Fixed-asset investment in railways totaled 113.55 billion yuan in the first quarter, an expansion of 6.6 percent on a yearly basis, according to data China State Railway Group Co sent to the Global Times.
During this period, track-laying work for the main lines of three high-speed railways was completed, the group said, and breakthroughs were made in a number of key projects.
The sound and stable growth of infrastructure investment in a relatively slack season underscores the improvement in project construction following the adjustment of COVID-19 measures, the government's continuous support in financing, such as increased efficiency of special-purpose local government bonds, Lian Ping, chief economist and head of the Zhixin Investment Research Institute, told the Global Times on Monday.

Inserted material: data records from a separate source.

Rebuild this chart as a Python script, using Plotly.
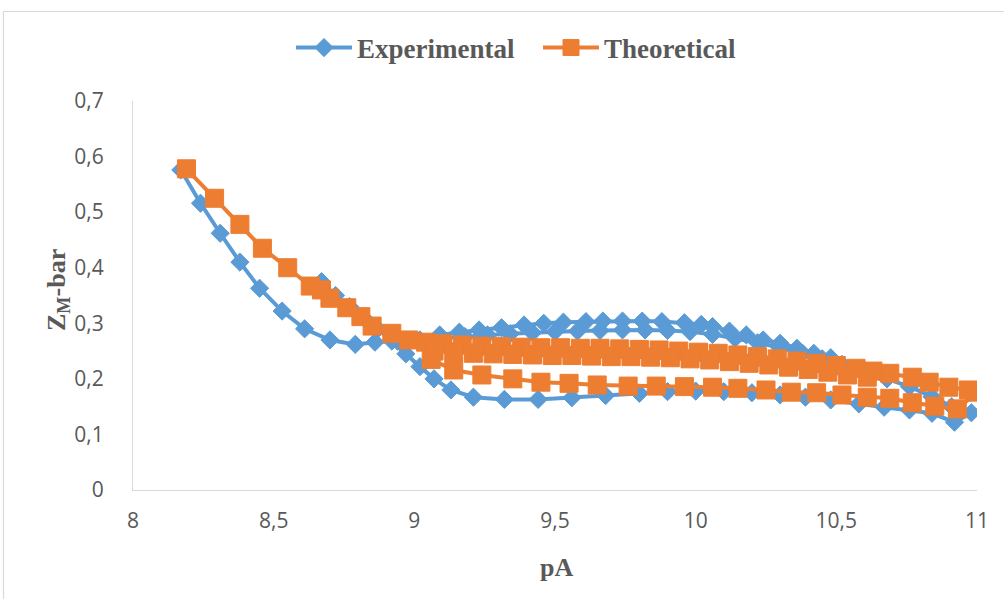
import plotly.graph_objects as go

# ---------------- data ----------------
# Experimental: descending branch -> second upper row -> declining tail -> lower return row -> diagonal up
exp_x = [8.17, 8.24, 8.31, 8.38, 8.45, 8.53, 8.61, 8.70, 8.79,
         8.86, 8.94, 9.02, 9.10, 9.18, 9.26, 9.34, 9.42, 9.50, 9.58, 9.66, 9.74, 9.82, 9.90, 9.98,
         10.06, 10.14, 10.22, 10.30, 10.38,
         10.45, 10.52, 10.60, 10.68, 10.76, 10.84, 10.91, 10.98,
         10.92, 10.84, 10.76, 10.67, 10.58, 10.48, 10.39, 10.30, 10.20, 10.10, 10.00, 9.90,
         9.80, 9.68, 9.56, 9.44, 9.32, 9.21, 9.13,
         9.07, 9.02, 8.97, 8.92, 8.87, 8.82, 8.77, 8.72, 8.67,
         None,
         9.09, 9.16, 9.23, 9.31, 9.39, 9.46, 9.53, 9.61, 9.67, 9.74, 9.81, 9.88, 9.96,
         10.02, 10.06, 10.12, 10.18, 10.24, 10.30, 10.36, 10.42, 10.48]
exp_y = [0.576, 0.516, 0.462, 0.410, 0.363, 0.322, 0.290, 0.270, 0.262,
         0.266, 0.268, 0.270, 0.273, 0.276, 0.279, 0.281, 0.283, 0.285, 0.286, 0.287, 0.288, 0.288, 0.287, 0.285,
         0.280, 0.273, 0.265, 0.256, 0.246,
         0.236, 0.226, 0.214, 0.200, 0.186, 0.168, 0.150, 0.139,
         0.122, 0.138, 0.144, 0.149, 0.155, 0.162, 0.167, 0.171, 0.175, 0.177, 0.178, 0.177,
         0.174, 0.170, 0.166, 0.163, 0.163, 0.167, 0.180,
         0.200, 0.222, 0.245, 0.268, 0.290, 0.310, 0.330, 0.350, 0.375,
         None,
         0.279, 0.284, 0.288, 0.292, 0.297, 0.300, 0.302, 0.303, 0.304, 0.304, 0.304, 0.303, 0.301,
         0.298, 0.294, 0.286, 0.279, 0.270, 0.264, 0.255, 0.246, 0.238]

# Theoretical: descending branch -> dense upper band out to 11 -> lower return row
theo_x = [8.19, 8.29, 8.38, 8.46, 8.55, 8.63, 8.67, 8.70, 8.76, 8.81, 8.85, 8.92, 8.98,
          9.04, 9.10, 9.17, 9.24, 9.31, 9.38, 9.45, 9.52, 9.59, 9.66, 9.73, 9.80, 9.87, 9.94,
          10.01, 10.08, 10.15, 10.22, 10.29, 10.36, 10.43, 10.50, 10.57, 10.63, 10.69, 10.77,
          10.83, 10.90, 10.97, 11.00,
          10.93, 10.85, 10.77, 10.69, 10.61, 10.52, 10.43, 10.34, 10.25, 10.15, 10.06, 9.96,
          9.86, 9.76, 9.65, 9.55, 9.45, 9.35, 9.24, 9.14, 9.06,
          None,
          9.07, 9.14, 9.21, 9.28, 9.35, 9.42, 9.49, 9.56, 9.63, 9.70, 9.77, 9.84, 9.91,
          9.98, 10.05, 10.12, 10.19, 10.26, 10.33, 10.40, 10.47, 10.54, 10.61]
theo_y = [0.578, 0.525, 0.478, 0.435, 0.400, 0.367, 0.360, 0.345, 0.328, 0.312, 0.295, 0.282, 0.270,
          0.266, 0.263, 0.261, 0.259, 0.258, 0.257, 0.256, 0.256, 0.255, 0.255, 0.254, 0.253, 0.252, 0.250,
          0.248, 0.246, 0.243, 0.240, 0.236, 0.232, 0.228, 0.224, 0.219, 0.214, 0.210, 0.203,
          0.194, 0.185, 0.180, 0.176,
          0.146, 0.151, 0.157, 0.165, 0.167, 0.171, 0.175, 0.176, 0.180, 0.183, 0.185, 0.186,
          0.187, 0.187, 0.189, 0.192, 0.194, 0.200, 0.207, 0.216, 0.235,
          None,
          0.250, 0.248, 0.246, 0.245, 0.244, 0.243, 0.242, 0.242, 0.241, 0.240, 0.240, 0.239, 0.238,
          0.236, 0.234, 0.231, 0.228, 0.225, 0.221, 0.217, 0.212, 0.207, 0.203]

series_names = ["Experimental", "Theoretical"]
x_ticks = [8, 8.5, 9, 9.5, 10, 10.5, 11]
y_ticks = [0, 0.1, 0.2, 0.3, 0.4, 0.5, 0.6, 0.7]

BLUE = "#5B9BD5"
ORANGE = "#ED7D31"
GRAY = "#595959"

fig = go.Figure()
fig.add_trace(go.Scatter(
    x=exp_x, y=exp_y, name=series_names[0], mode="lines+markers",
    line=dict(color=BLUE, width=4),
    marker=dict(symbol="diamond", size=14, color=BLUE, line=dict(color=BLUE, width=1)),
    connectgaps=False,
))
fig.add_trace(go.Scatter(
    x=theo_x, y=theo_y, name=series_names[1], mode="lines+markers",
    line=dict(color=ORANGE, width=4),
    marker=dict(symbol="square", size=18, color=ORANGE, line=dict(color=ORANGE, width=1)),
    connectgaps=False,
))

W, H = 1004, 599
L, R, T, B = 133, 27, 101, 109
pw, ph = W - L - R, H - T - B

def px2paper_x(px):
    return (px - L) / pw

def px2paper_y(py):
    return (H - B - py) / ph

fig.update_layout(
    width=W, height=H,
    margin=dict(l=L, r=R, t=T, b=B, pad=0),
    paper_bgcolor="white", plot_bgcolor="white",
    separators=", ",
    showlegend=True,
    legend=dict(
        orientation="h", x=px2paper_x(538), y=px2paper_y(48),
        xanchor="center", yanchor="middle",
        font=dict(family="Liberation Serif", size=27, color=GRAY, weight="bold"),
        itemwidth=56, tracegroupgap=0, bgcolor="rgba(0,0,0,0)",
        entrywidth=176, entrywidthmode="pixels",
    ),
    xaxis=dict(
        range=[8, 11], tickvals=x_ticks, showgrid=False, zeroline=False,
        showline=True, linecolor="#D9D9D9", linewidth=1,
        ticks="", tickfont=dict(family="Open Sans", size=21, color=GRAY),
        ticklabelstandoff=12,
    ),
    yaxis=dict(
        range=[0, 0.7], tickvals=y_ticks, showgrid=False, zeroline=False,
        showline=True, linecolor="#D9D9D9", linewidth=1,
        ticks="", tickfont=dict(family="Open Sans", size=21, color=GRAY),
        ticklabelstandoff=24,
    ),
    shapes=[dict(type="rect", xref="paper", yref="paper",
                 x0=px2paper_x(3.5), x1=px2paper_x(1010),
                 y0=px2paper_y(610), y1=px2paper_y(11.5),
                 line=dict(color="#D9D9D9", width=1.2), fillcolor="rgba(0,0,0,0)", layer="above")],
    annotations=[
        dict(text="<b>pA</b>", xref="paper", yref="paper",
             x=px2paper_x(556), y=px2paper_y(567), xanchor="center", yanchor="middle",
             showarrow=False, font=dict(family="Liberation Serif", size=26, color=GRAY)),
        dict(text="<b>Z<sub>M</sub>-bar</b>", xref="paper", yref="paper",
             x=px2paper_x(58), y=px2paper_y(290), xanchor="center", yanchor="middle",
             textangle=-90, showarrow=False,
             font=dict(family="Liberation Serif", size=26, color=GRAY)),
    ],
)

fig.write_html("out.html")
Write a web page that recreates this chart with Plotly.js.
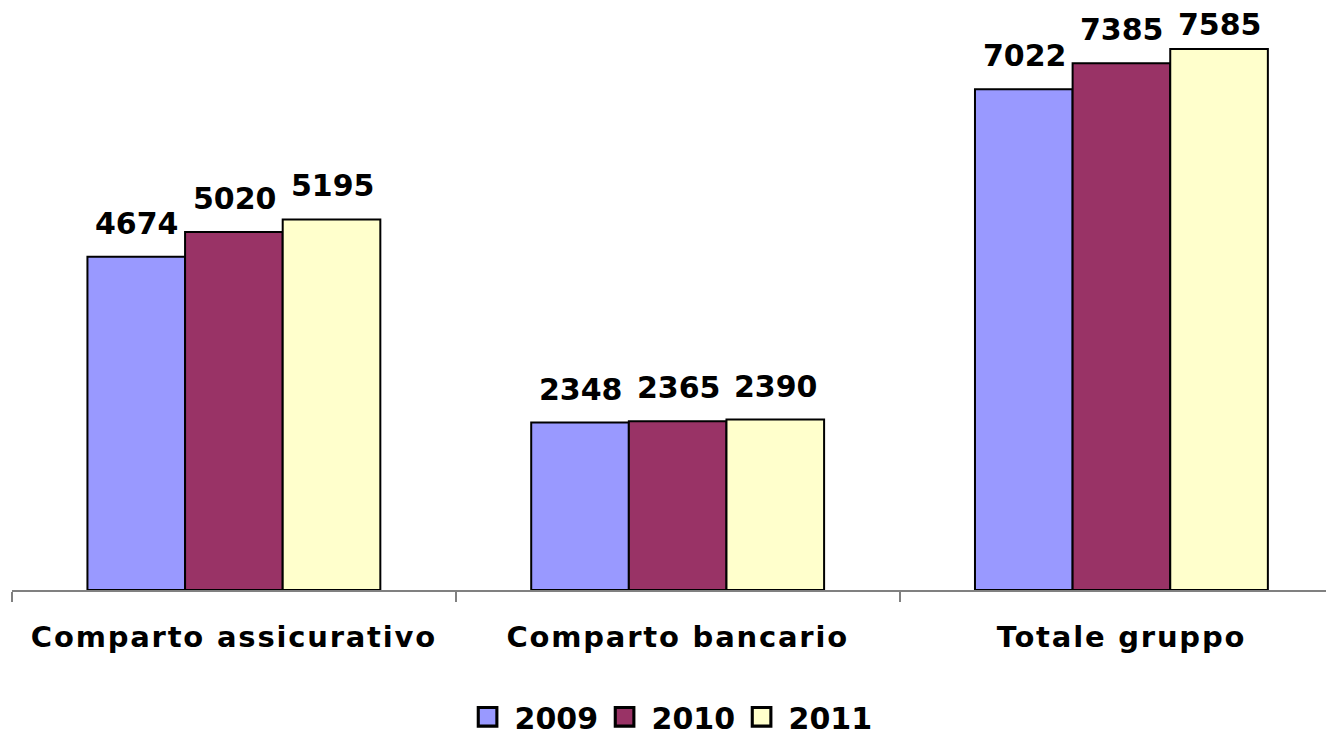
<!DOCTYPE html>
<html>
<head>
<meta charset="utf-8">
<script src="https://cdn.plot.ly/plotly-3.0.1.min.js"></script>
<style>
  html, body { margin: 0; padding: 0; background: #ffffff; }
  #chart { width: 1326px; height: 730px; }
  /* slightly opened-up category names */
  .xtick text { letter-spacing: 1.8px; }
</style>
</head>
<body>
<div id="chart"></div>
<script>
// Comparti del gruppo e valori per anno
const categories = ['Comparto assicurativo', 'Comparto bancario', 'Totale gruppo'];
const years = ['2009', '2010', '2011'];
const values2009 = [4674, 2348, 7022];
const values2010 = [5020, 2365, 7385];
const values2011 = [5195, 2390, 7585];

const seriesValues = [values2009, values2010, values2011];
const colors = ['#9999FF', '#993366', '#FFFFCC'];

const FONT = 'DejaVu Sans';

const traces = seriesValues.map((vals, i) => ({
  type: 'bar',
  name: years[i],
  x: categories,
  y: vals,
  marker: { color: colors[i], line: { color: '#000000', width: 2 } },
  hoverinfo: 'x+y+name'
}));

// geometry used to place the value labels over their bars
const W = 1326, H = 730;
const plotLeft = 12, plotBottom = 140;
const plotWidth = W - plotLeft, plotHeight = H - plotBottom;
const xRange = [-0.5, 2.461];
const yRange = [0, 8272];
const bargap = 0.34;
const pxPerCat = plotWidth / (xRange[1] - xRange[0]);
const barPx = pxPerCat * (1 - bargap) / years.length;

// labels sit above the bar, but are kept inside the top of the chart
function labelShift(v) {
  const barTopPx = plotHeight - (v - yRange[0]) / (yRange[1] - yRange[0]) * plotHeight;
  return Math.min(14, barTopPx - 44);
}

const annotations = [];
seriesValues.forEach((vals, i) => {
  vals.forEach((v, j) => {
    annotations.push({
      x: categories[j], y: v, xref: 'x', yref: 'y',
      text: String(v), showarrow: false,
      xanchor: 'center', yanchor: 'bottom',
      xshift: (i - 1) * barPx + 1, yshift: labelShift(v),
      font: { family: FONT, size: 30, color: '#000000', weight: 'bold' }
    });
  });
});

const layout = {
  width: W, height: H,
  margin: { l: plotLeft, r: 0, t: 0, b: plotBottom, autoexpand: false },
  paper_bgcolor: '#ffffff', plot_bgcolor: '#ffffff',
  barmode: 'group', bargap: bargap, bargroupgap: 0,
  showlegend: true,
  legend: {
    orientation: 'h', x: 0.505, xanchor: 'center', y: -0.215, yanchor: 'middle',
    font: { family: FONT, size: 30, color: '#000000', weight: 'bold' },
    itemwidth: 30, traceorder: 'normal'
  },
  xaxis: {
    type: 'category', range: xRange, fixedrange: true, automargin: false,
    showline: true, linecolor: '#808080', linewidth: 2,
    ticks: 'outside', tickson: 'boundaries', ticklen: 10, tickcolor: '#808080', tickwidth: 2,
    showgrid: false, zeroline: false,
    tickfont: { family: FONT, size: 29, color: '#000000', weight: 'bold' },
    ticklabelstandoff: 20
  },
  yaxis: {
    range: yRange, fixedrange: true, automargin: false,
    visible: false, showgrid: false, zeroline: false
  },
  annotations: annotations
};

Plotly.newPlot('chart', traces, layout, { staticPlot: true }).then(gd => {
  // larger legend swatches, nudged left of their labels
  gd.querySelectorAll('.legendpoints path').forEach(p => {
    const t = p.getAttribute('transform') || '';
    p.setAttribute('transform', t + ' translate(-7,0) scale(1.55)');
  });
  // a little more air between legend entries
  gd.querySelectorAll('.legend .traces').forEach((g, i) => {
    const m = /translate\(\s*([-\d.e]+)[ ,]+([-\d.e]+)\s*\)/.exec(g.getAttribute('transform') || '');
    if (m) {
      const x = parseFloat(m[1]) - 8 + i * 8.5;
      g.setAttribute('transform', 'translate(' + x + ',' + m[2] + ')');
    }
  });
  // let the legend draw freely
  gd.querySelectorAll('.legend .scrollbox').forEach(s => s.removeAttribute('clip-path'));
});
</script>
</body>
</html>
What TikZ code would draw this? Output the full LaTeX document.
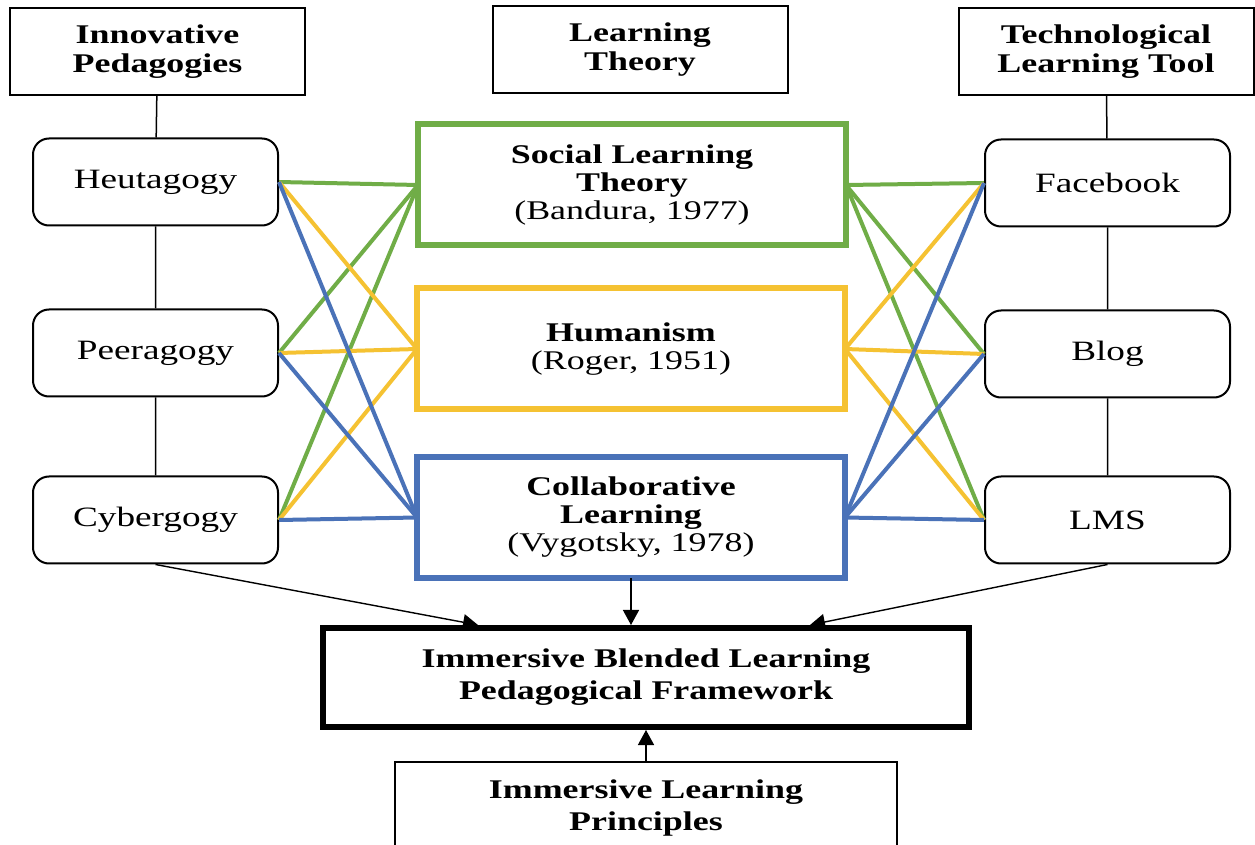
\documentclass[tikz,border=0pt]{standalone}
\usepackage{fontspec}
\setmainfont{Liberation Serif}[FakeStretch=1.33]
\usetikzlibrary{arrows.meta}
\definecolor{slgreen}{HTML}{70AD47}
\definecolor{humyellow}{HTML}{F5C232}
\definecolor{colblue}{HTML}{4A72B8}
\tikzset{
  headbox/.style={draw,line width=1pt,minimum width=147.5pt,minimum height=43.5pt,
    align=center,font=\bfseries\fontsize{13.5}{14.5}\selectfont},
  toolbox/.style={draw,line width=1pt,rounded corners=8pt,minimum width=122.5pt,
    minimum height=43.5pt,font=\fontsize{14}{14}\selectfont},
  theorybox/.style={draw=#1,line width=3pt,outer sep=0pt,minimum width=214pt,
    minimum height=60.5pt,align=center,font=\fontsize{13.5}{14}\selectfont},
  link/.style={draw=#1,line width=2pt},
  flowarrow/.style={-{Triangle[length=7.5pt,width=8pt]},line width=0.7pt}
}
\begin{document}
\begin{tikzpicture}[x=0.5pt,y=-0.5pt]
    \fill[white] (0,0) rectangle (1255,845);
    \useasboundingbox (0,0) rectangle (1255,845);
    % column heads
    \node[headbox] (ped) at (157.5,51.5) {Innovative\\Pedagogies};
    \node[headbox] (lt) at (640,50) {Learning\\Theory};
    \node[headbox] (tool) at (1106,51.5) {Technological\\Learning Tool};
    % pedagogies and tools
    \node[toolbox] (heut) at (155.5,182) {Heutagogy};
    \node[toolbox] (peer) at (155.5,353) {Peeragogy};
    \node[toolbox] (cyber) at (155.5,520) {Cybergogy};
    \node[toolbox] (fb) at (1107.5,183) {Facebook};
    \node[toolbox] (blog) at (1107.5,354) {Blog};
    \node[toolbox] (lms) at (1107.5,520) {LMS};
    \draw[line width=0.75pt] (ped) -- (heut) -- (peer) -- (cyber);
    \draw[line width=0.75pt] (tool) -- (fb) -- (blog) -- (lms);
    % learning theories
    \node[theorybox=slgreen] (slt) at (632,185)
      {\textbf{Social Learning}\\\textbf{Theory}\\(Bandura, 1977)};
    \node[theorybox=humyellow] (hum) at (631,349)
      {\textbf{Humanism}\\(Roger, 1951)};
    \node[theorybox=colblue] (colab) at (631,517.5)
      {\textbf{Collaborative}\\\textbf{Learning}\\(Vygotsky, 1978)};
    \foreach \t/\c in {slt/slgreen,hum/humyellow,colab/colblue}{
      \foreach \p in {heut,peer,cyber} \draw[link=\c] (\p.east) -- (\t.west);
      \foreach \p in {fb,blog,lms} \draw[link=\c] (\t.east) -- (\p.west);
    }
    % framework
    \node[draw,line width=3pt,minimum width=323pt,minimum height=49.5pt,align=center,
      font=\bfseries\fontsize{13.5}{16}\selectfont] (ibl) at (646,677.5)
      {Immersive Blended Learning\\Pedagogical Framework};
    \node[draw,line width=1pt,minimum width=251pt,minimum height=46pt,align=center,
      font=\bfseries\fontsize{13.5}{16}\selectfont] (ilp) at (646,808)
      {Immersive Learning\\Principles};
    \draw[flowarrow] (cyber.south) -- ([xshift=79pt]ibl.north west);
    \draw[flowarrow] (colab.south) -- (colab.south |- ibl.north);
    \draw[flowarrow] (lms.south) -- ([xshift=-81pt]ibl.north east);
    \draw[flowarrow] (ilp.north) -- (ibl.south);
\end{tikzpicture}
\end{document}
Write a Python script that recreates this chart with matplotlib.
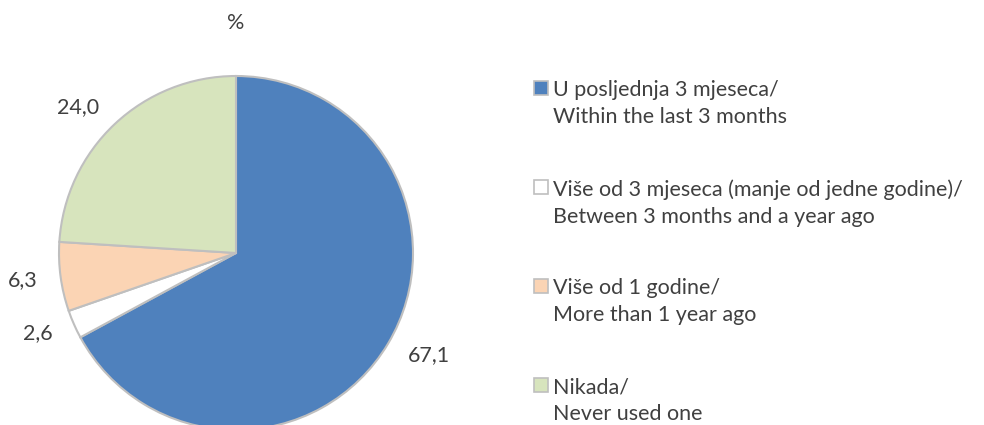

"A good number of other projects are still in the pipeline," he said.
Recently, work on State Grid Corp of China's two pumped storage projects kicked off in Taishun in East China's Zhejiang Province and Fengxin in East China's Jiangxi Province.
With a combined investment of 14.77 billion yuan, the projects will effectively improve local transport and living infrastructure and drive investment and the development of relevant industries. It's estimated that more than 8,000 jobs will be created, while driving local GDP up by more than 30 billion yuan.
"This sends a positive signal that the authorities are making earnest efforts to prioritize employment in 2023 as mandated in this year's central government work report," Li Changan, a professor at the Academy of China Open Economy Studies at the University of International Business and Economics, told the Global Times on Monday.
He said infrastructure investment will create more jobs and indirectly drive up workers' income, a prerequisite for expanding domestic expenditure.
"As the country aims to create around 12 million jobs this year, it's expected an average of 1 million jobs will be created each month," he said, urging the authorities to step up efforts to stimulate private investment and expand new infrastructure buildup including 5G, artificial intelligence and the Internet of Things.
Thanks to the government's pro-growth fiscal and monetary policies like the reserve requirement ratio cut and a hike in special-purpose local government bonds, as well as capital market innovations, Chinese enterprises' confidence has revived notably. "Given the sound recovery momentum, GDP growth may have reached 5 percent year-on-year in the first quarter," Li said.